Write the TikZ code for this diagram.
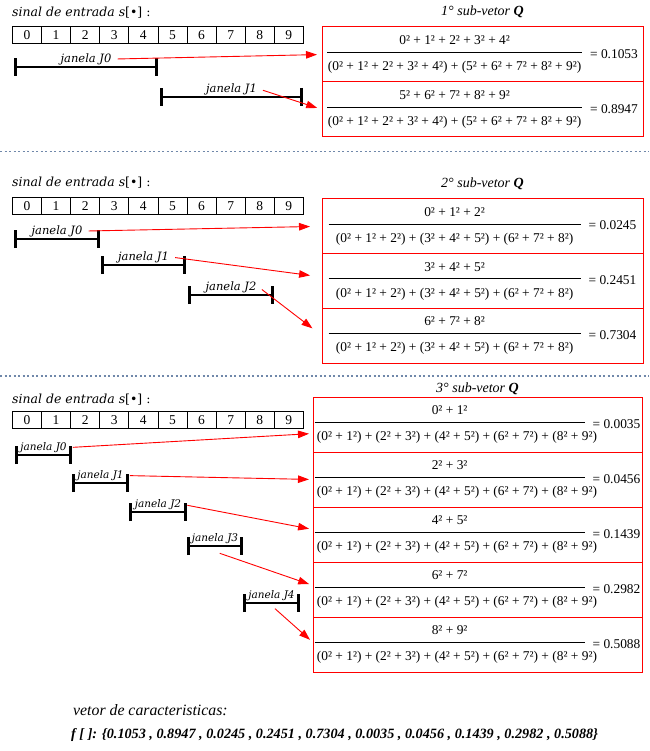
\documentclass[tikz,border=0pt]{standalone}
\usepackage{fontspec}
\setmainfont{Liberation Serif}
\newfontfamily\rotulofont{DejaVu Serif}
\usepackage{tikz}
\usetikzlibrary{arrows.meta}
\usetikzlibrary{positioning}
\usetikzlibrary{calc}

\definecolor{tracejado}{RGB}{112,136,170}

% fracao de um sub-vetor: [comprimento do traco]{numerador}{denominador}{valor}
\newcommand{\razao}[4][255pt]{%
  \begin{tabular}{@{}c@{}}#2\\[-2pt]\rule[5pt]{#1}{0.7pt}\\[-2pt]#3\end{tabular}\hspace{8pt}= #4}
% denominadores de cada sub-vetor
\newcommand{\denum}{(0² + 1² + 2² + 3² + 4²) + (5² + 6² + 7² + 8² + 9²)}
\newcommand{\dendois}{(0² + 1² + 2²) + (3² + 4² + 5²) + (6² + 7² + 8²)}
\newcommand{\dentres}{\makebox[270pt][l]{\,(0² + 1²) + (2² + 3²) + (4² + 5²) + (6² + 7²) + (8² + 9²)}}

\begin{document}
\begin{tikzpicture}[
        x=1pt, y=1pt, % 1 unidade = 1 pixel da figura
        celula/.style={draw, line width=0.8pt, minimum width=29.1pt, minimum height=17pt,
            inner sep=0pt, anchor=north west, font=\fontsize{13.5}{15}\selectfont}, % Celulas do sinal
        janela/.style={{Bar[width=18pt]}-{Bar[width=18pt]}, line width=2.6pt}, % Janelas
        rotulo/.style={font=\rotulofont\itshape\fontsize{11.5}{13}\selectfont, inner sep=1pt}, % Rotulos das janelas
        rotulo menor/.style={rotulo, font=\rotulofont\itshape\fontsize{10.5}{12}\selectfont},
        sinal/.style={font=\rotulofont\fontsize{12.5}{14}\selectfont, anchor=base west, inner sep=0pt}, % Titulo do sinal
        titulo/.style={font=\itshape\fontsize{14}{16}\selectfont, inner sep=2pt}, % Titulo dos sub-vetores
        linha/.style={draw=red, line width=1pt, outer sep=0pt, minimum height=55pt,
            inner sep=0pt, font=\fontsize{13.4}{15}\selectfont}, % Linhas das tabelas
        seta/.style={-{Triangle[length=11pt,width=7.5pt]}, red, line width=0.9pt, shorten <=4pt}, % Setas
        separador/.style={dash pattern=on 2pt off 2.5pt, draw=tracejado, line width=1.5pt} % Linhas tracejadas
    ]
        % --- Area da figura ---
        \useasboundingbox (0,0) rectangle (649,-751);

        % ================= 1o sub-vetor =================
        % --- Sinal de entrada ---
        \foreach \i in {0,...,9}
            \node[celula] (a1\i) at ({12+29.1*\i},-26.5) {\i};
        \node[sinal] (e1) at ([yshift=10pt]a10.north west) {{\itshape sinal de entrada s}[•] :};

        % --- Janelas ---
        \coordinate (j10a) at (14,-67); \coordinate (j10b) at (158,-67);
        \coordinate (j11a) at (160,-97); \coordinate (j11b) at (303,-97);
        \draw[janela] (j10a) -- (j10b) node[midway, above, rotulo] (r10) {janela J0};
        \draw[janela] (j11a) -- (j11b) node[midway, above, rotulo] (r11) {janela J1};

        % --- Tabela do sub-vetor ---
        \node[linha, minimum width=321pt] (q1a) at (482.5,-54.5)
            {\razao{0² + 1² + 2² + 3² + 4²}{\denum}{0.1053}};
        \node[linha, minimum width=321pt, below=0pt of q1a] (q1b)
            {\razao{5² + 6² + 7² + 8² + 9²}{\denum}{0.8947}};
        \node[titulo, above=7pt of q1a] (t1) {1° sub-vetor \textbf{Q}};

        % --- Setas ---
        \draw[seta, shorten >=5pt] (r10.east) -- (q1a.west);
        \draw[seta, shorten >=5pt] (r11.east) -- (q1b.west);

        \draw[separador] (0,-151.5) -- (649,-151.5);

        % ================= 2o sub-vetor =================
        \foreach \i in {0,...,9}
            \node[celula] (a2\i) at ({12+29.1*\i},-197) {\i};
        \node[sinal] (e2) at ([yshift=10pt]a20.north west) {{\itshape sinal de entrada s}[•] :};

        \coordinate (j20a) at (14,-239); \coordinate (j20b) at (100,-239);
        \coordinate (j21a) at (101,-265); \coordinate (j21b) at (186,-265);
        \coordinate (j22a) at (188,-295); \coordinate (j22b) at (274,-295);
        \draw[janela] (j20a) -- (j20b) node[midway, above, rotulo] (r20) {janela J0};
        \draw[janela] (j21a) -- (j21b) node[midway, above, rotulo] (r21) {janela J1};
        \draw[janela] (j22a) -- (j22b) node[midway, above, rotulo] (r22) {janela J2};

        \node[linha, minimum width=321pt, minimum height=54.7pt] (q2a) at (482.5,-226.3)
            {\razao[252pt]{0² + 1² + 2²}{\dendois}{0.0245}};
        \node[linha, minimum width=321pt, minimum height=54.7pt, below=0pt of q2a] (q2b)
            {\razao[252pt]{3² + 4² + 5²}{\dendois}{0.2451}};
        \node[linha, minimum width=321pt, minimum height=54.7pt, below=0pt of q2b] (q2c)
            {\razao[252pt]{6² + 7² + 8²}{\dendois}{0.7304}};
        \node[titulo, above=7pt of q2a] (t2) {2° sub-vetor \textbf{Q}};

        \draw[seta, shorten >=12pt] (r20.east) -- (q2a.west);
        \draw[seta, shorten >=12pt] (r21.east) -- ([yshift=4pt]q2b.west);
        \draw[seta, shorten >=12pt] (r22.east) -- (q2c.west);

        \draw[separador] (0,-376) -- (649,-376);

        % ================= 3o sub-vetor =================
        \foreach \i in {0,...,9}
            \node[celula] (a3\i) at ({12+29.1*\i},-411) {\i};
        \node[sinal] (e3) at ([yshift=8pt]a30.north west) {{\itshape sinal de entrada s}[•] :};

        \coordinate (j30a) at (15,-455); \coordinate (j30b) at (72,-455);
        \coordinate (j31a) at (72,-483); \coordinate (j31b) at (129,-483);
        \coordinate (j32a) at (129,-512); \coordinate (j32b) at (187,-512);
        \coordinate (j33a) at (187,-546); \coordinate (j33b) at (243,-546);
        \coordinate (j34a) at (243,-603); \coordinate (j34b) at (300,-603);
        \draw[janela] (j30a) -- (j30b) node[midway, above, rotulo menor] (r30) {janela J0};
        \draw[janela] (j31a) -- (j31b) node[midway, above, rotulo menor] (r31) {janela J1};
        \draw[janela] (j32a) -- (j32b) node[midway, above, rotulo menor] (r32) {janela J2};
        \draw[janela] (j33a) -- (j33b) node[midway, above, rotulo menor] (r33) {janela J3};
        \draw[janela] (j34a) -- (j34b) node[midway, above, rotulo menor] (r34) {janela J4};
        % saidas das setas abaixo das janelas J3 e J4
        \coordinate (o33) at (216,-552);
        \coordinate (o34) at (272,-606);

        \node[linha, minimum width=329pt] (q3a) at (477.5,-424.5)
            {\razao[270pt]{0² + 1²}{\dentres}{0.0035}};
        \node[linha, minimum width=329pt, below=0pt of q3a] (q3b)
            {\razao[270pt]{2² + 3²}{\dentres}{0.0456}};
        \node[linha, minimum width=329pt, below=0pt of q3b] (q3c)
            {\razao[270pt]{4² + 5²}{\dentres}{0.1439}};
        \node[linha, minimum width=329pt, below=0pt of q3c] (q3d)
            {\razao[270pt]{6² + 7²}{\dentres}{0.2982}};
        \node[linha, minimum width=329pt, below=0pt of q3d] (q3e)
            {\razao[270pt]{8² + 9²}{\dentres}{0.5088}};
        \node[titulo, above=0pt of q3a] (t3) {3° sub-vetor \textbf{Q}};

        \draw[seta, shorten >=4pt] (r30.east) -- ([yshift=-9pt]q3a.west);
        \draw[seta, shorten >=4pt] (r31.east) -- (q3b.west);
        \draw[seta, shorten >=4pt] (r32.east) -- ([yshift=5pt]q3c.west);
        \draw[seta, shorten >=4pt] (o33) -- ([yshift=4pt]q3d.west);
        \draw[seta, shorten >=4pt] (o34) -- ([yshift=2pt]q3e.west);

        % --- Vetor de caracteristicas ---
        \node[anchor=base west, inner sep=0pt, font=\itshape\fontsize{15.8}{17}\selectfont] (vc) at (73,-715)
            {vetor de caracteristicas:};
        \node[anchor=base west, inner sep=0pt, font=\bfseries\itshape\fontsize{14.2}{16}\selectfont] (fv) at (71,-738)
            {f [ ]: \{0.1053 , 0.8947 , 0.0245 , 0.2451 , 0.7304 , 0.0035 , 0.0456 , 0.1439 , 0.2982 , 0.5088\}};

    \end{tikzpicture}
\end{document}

Work to complete: Write out again exactly the lines from the start of the data above through the line containing "1²) + (2² + 3²)", inclusive, excluding any pictures.

Solution to the exercise:
Write the TikZ code for this diagram.
\documentclass[tikz,border=0pt]{standalone}
\usepackage{fontspec}
\setmainfont{Liberation Serif}
\newfontfamily\rotulofont{DejaVu Serif}
\usepackage{tikz}
\usetikzlibrary{arrows.meta}
\usetikzlibrary{positioning}
\usetikzlibrary{calc}

\definecolor{tracejado}{RGB}{112,136,170}

% fracao de um sub-vetor: [comprimento do traco]{numerador}{denominador}{valor}
\newcommand{\razao}[4][255pt]{%
  \begin{tabular}{@{}c@{}}#2\\[-2pt]\rule[5pt]{#1}{0.7pt}\\[-2pt]#3\end{tabular}\hspace{8pt}= #4}
% denominadores de cada sub-vetor
\newcommand{\denum}{(0² + 1² + 2² + 3² + 4²) + (5² + 6² + 7² + 8² + 9²)}
\newcommand{\dendois}{(0² + 1² + 2²) + (3² + 4² + 5²) + (6² + 7² + 8²)}
\newcommand{\dentres}{\makebox[270pt][l]{\,(0² + 1²) + (2² + 3²) + (4² + 5²) + (6² + 7²) + (8² + 9²)}}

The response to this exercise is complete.